Reprogramming of cells in vivo is likely to release factors that also affect non-reprogrammed cells within the same microenvironment by paracrine mechanisms. The product of in vivo reprogramming are successfully converted cells and a modified tissue microenvironment that is supportive of the survival and functionality of the converted cells. Our previous work has shown that iN generated by TNT_ABM in the adult skin persist long-term and acquire electrophysiological activity.⁸ This successful advancement from conversion to maturation of the neurons provided us the impetus to test the hypothesis that in response to TNT_ABM the skin microenvironment acquires neurotrophic properties. In this work, TuJ1⁺ neural cells, produced in response to TNT_ABM, co-localized with FSP⁺ cells indicating fibroblast origin of iN as established previously.⁸ An interesting finding of this work is that the skin stroma enriches in NGF and Nt3 expression. Discrepant timeline of the induction of NGF and Nt3 under in vitro condition may be explained by differences in experimental conditions such as complexity of stroma and blood borne factors. Delayed induction of NGF and NT3 expression was observed in aged diabetic mice indicative of barriers to successful neurogenic reprogramming under conditions of diabetes.

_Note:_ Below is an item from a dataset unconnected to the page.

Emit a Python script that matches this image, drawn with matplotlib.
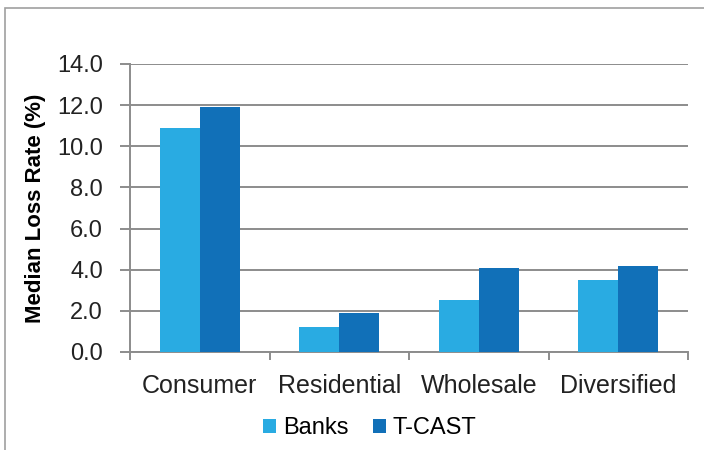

Clinical assessment of DPN include sensory tests, nerve conduction velocity tests, or nerve fiber enumeration in skin biopsies by protein gene product 9.5 (PGP9.5) immunostaining.¹ Enumeration of PGP9.5⁺ peptidergic and non-peptidergic intraepidermal nerve fibers (IENF) is increasingly recognized as the “gold standard” for quantitative assessment for small nerve loss in DPN.^19,20 These early structural changes have been established in db/db mice.²¹ In this work, topical cutaneous TNT_ABM in db/db mice induced elevated NGF production for up to 9 weeks. Such elevated cutaneous NGF was associated with higher abundance of PGP9.5⁺ mature nerve fiber. It is well known that in db/db, cutaneous PGP9.5⁺ mature nerve fibers markedly diminished at this age.²⁰ Thus, in response to topical cutaneous TNT_ABM, elevation of endogenous NGF and other co-regulated neurotrophic factors are effective in sparing loss of cutaneous PGP9.5⁺ mature nerve fibers in diabetes. Taken together, this is the first study demonstrating that under conditions of in vivo reprogramming, changes in the tissue microenvironment can be leveraged for therapeutic purposes such as the rescue of pre-existing nerve fibers from its predictable path of loss under conditions of diabetes.